*Data listing*

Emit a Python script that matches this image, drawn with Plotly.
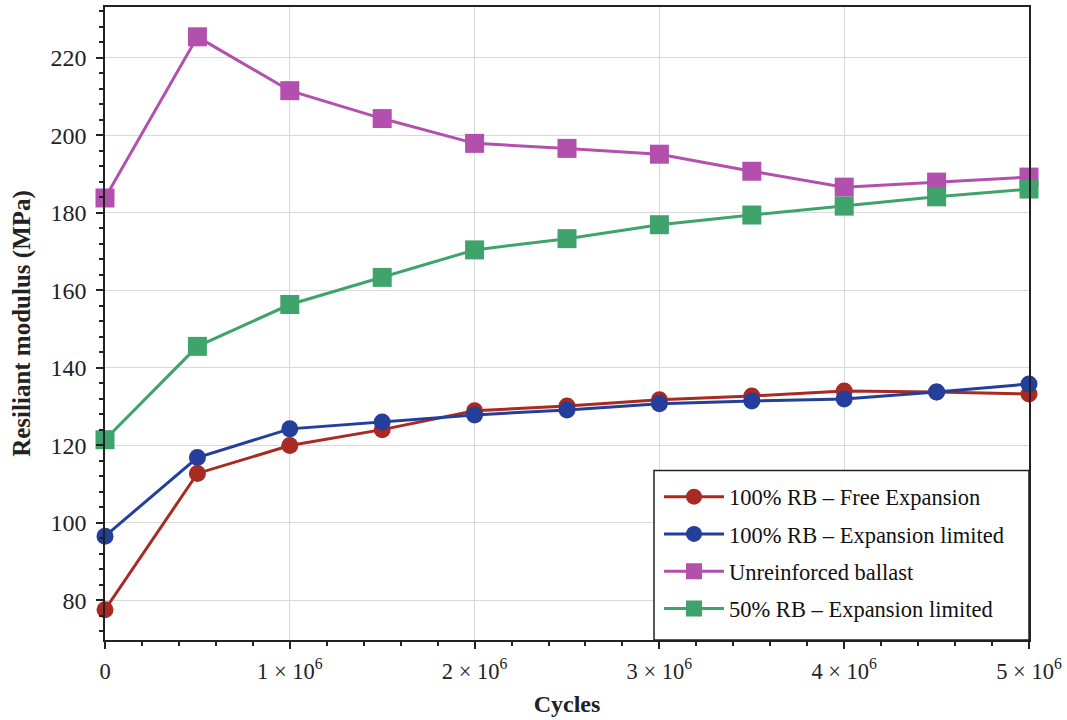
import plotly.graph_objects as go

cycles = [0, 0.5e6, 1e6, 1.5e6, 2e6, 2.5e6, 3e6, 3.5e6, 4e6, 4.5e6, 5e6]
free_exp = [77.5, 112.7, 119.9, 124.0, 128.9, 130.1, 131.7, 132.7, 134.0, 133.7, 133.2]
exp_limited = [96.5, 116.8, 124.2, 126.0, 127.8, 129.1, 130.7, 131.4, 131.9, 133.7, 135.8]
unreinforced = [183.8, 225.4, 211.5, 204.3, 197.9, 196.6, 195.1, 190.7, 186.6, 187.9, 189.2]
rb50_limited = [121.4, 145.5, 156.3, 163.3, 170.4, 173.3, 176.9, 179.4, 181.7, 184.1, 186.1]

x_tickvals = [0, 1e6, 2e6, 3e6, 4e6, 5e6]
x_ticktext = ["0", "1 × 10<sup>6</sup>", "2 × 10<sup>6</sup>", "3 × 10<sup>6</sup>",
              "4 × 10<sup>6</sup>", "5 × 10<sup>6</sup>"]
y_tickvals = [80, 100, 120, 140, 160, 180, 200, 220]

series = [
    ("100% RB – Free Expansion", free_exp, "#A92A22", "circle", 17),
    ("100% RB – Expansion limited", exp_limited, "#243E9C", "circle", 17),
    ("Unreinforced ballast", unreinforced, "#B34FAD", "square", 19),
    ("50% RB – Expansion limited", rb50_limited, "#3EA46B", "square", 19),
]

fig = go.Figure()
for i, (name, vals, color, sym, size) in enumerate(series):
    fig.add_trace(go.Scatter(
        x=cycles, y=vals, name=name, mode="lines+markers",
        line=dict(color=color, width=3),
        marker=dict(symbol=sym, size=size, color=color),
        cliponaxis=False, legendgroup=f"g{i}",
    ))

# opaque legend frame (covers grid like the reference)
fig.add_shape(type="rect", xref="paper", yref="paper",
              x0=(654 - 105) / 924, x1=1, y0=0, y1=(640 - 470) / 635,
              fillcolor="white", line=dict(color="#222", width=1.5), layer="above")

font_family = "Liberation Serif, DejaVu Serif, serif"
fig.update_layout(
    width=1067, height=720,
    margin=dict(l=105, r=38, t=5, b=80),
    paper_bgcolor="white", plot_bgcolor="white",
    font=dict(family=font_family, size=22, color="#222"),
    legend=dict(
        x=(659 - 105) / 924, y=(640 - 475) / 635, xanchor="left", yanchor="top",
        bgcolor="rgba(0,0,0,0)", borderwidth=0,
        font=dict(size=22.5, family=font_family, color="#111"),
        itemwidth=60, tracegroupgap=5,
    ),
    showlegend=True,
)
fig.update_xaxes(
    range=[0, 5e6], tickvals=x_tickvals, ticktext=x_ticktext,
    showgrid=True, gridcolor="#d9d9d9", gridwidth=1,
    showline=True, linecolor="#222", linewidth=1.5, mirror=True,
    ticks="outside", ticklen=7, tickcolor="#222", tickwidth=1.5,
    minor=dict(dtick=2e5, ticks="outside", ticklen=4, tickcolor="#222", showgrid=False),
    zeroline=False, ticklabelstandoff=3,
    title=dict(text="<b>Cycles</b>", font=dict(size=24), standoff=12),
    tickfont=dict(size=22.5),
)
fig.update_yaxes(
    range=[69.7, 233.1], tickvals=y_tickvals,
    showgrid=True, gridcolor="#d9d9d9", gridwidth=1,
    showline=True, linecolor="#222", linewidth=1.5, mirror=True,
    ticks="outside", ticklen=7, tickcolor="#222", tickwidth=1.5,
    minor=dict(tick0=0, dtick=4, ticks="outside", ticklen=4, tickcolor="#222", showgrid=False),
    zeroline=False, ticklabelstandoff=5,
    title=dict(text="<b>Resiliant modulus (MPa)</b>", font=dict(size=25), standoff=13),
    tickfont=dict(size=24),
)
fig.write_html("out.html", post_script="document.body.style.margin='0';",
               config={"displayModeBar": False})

...

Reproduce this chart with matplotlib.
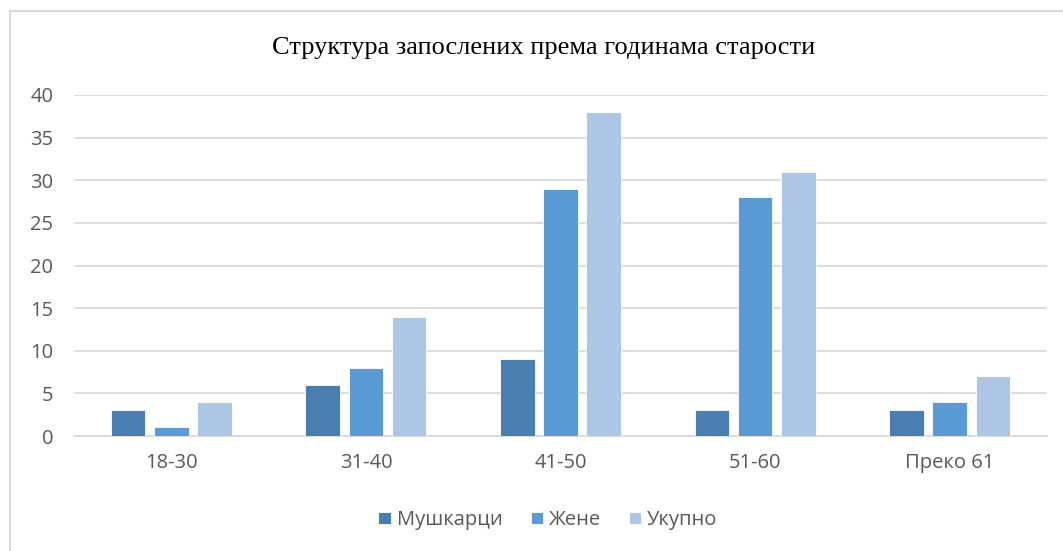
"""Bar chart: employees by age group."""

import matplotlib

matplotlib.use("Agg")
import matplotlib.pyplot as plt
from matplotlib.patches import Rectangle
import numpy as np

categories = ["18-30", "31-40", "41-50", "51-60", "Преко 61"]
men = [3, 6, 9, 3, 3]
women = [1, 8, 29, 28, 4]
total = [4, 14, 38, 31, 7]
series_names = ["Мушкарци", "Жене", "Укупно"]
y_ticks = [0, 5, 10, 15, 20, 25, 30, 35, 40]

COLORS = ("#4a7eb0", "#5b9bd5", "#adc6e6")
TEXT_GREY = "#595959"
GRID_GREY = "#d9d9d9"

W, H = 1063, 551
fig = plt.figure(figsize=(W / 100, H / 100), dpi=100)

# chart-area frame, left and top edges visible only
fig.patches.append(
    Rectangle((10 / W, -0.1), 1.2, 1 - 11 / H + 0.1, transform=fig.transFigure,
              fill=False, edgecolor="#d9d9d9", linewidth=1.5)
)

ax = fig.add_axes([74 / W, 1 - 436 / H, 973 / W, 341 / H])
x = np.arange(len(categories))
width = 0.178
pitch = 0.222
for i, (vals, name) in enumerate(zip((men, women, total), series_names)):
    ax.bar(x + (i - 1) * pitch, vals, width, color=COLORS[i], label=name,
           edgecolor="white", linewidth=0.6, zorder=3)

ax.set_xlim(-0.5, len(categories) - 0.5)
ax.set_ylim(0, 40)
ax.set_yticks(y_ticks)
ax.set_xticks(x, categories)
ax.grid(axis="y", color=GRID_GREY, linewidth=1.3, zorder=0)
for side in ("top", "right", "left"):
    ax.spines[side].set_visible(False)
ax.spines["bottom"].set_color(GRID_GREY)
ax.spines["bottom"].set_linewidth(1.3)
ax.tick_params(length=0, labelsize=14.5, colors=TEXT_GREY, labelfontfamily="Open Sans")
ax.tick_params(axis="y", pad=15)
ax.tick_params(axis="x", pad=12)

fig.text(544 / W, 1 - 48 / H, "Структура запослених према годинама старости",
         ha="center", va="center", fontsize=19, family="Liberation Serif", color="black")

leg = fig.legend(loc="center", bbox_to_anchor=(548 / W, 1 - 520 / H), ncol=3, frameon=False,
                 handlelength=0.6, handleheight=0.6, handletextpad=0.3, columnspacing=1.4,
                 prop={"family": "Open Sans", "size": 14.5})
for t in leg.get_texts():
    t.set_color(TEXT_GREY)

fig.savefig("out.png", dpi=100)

--

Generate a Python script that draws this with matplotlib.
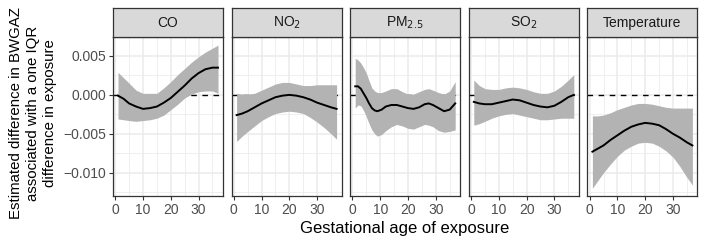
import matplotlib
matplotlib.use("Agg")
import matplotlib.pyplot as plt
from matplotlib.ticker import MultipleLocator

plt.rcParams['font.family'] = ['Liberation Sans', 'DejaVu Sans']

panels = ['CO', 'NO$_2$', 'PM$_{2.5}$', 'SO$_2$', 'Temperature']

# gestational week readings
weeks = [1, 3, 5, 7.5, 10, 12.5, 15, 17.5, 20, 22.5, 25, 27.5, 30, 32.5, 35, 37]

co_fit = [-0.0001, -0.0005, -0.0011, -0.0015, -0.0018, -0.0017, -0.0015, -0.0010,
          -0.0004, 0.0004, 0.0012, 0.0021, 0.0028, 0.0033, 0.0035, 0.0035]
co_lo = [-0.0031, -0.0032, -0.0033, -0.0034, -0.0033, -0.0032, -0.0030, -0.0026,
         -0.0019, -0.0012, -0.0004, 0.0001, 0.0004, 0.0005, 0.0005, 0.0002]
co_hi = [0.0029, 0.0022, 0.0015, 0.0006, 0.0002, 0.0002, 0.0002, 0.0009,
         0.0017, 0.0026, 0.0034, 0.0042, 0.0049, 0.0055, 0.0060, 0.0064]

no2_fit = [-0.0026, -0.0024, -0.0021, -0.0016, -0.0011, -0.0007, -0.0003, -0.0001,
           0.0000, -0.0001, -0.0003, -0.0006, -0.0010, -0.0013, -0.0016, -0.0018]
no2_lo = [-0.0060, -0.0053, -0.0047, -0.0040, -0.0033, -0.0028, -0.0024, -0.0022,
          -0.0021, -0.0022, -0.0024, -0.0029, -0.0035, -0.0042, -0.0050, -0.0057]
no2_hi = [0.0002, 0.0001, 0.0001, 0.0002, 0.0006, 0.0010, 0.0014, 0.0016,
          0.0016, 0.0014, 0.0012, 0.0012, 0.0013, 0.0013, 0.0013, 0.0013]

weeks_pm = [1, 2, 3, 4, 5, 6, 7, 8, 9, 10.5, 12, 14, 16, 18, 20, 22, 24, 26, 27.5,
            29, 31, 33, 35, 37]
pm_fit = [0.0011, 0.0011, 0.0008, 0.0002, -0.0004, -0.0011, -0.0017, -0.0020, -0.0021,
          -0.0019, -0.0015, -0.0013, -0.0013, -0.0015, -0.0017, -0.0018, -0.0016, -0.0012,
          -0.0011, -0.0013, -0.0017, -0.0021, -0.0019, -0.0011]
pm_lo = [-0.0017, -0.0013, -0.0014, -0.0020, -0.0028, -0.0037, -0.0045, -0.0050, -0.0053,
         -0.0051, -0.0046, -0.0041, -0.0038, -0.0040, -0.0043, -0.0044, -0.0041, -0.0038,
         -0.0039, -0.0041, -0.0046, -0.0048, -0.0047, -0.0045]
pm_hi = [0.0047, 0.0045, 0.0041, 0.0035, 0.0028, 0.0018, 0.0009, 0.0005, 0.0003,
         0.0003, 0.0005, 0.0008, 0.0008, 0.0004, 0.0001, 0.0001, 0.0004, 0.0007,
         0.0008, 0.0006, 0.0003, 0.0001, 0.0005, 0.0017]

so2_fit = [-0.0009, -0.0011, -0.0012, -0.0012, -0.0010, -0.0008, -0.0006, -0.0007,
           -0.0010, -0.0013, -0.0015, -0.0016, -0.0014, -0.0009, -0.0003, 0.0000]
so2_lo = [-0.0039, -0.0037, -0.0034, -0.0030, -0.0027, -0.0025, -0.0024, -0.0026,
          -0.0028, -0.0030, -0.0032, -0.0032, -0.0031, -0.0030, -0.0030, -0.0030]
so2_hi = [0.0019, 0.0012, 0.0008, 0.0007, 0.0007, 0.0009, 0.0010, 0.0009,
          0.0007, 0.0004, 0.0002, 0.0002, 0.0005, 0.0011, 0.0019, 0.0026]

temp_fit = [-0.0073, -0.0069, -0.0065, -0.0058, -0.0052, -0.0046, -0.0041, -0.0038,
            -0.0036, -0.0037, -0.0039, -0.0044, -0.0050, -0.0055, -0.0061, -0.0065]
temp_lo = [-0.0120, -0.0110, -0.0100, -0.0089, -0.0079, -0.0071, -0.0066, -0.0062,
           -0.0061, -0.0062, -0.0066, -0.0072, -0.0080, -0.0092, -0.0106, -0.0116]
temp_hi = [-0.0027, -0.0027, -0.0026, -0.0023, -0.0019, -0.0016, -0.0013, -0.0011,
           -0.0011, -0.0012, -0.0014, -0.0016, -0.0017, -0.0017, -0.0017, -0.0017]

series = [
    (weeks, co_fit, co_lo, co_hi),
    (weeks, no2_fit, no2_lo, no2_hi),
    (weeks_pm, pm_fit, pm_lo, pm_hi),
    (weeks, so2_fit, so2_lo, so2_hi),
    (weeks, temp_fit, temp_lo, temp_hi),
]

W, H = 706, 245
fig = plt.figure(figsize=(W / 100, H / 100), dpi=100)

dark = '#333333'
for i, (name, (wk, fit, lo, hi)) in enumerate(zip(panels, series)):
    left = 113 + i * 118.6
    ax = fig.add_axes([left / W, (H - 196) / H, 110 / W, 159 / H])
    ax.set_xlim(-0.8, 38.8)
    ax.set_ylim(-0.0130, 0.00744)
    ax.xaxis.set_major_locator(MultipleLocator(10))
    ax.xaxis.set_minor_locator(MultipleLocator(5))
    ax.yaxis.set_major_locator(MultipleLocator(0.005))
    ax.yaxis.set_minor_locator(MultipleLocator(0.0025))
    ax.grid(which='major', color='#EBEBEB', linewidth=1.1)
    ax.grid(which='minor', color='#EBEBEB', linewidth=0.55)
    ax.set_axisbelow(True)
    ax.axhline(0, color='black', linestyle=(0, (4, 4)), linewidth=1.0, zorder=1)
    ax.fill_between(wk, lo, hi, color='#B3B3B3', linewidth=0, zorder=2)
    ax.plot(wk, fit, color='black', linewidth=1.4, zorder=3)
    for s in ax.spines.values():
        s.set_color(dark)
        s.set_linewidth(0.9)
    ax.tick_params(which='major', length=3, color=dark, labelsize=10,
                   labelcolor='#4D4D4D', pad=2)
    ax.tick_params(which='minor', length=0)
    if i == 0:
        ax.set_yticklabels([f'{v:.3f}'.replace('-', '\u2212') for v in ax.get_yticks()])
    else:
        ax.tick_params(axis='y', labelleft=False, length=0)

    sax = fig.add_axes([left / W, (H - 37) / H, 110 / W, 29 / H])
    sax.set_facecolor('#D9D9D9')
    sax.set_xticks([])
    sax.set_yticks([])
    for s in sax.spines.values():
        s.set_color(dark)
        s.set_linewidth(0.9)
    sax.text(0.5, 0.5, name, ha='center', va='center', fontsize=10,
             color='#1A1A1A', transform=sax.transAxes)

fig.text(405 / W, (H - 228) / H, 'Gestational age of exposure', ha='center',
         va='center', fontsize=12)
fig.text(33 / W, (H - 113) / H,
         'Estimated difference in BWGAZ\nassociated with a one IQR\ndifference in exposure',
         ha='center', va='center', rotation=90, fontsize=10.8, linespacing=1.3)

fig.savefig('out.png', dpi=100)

*What you have to do*
Omit the pictures. Extract exactly the lines that begin with the one holding "Emit a Python" and end with the one holding "import plotly.graph_objects as go", inclusive.

*Correct output*
Emit a Python script that matches this image, drawn with Plotly.
import plotly.graph_objects as go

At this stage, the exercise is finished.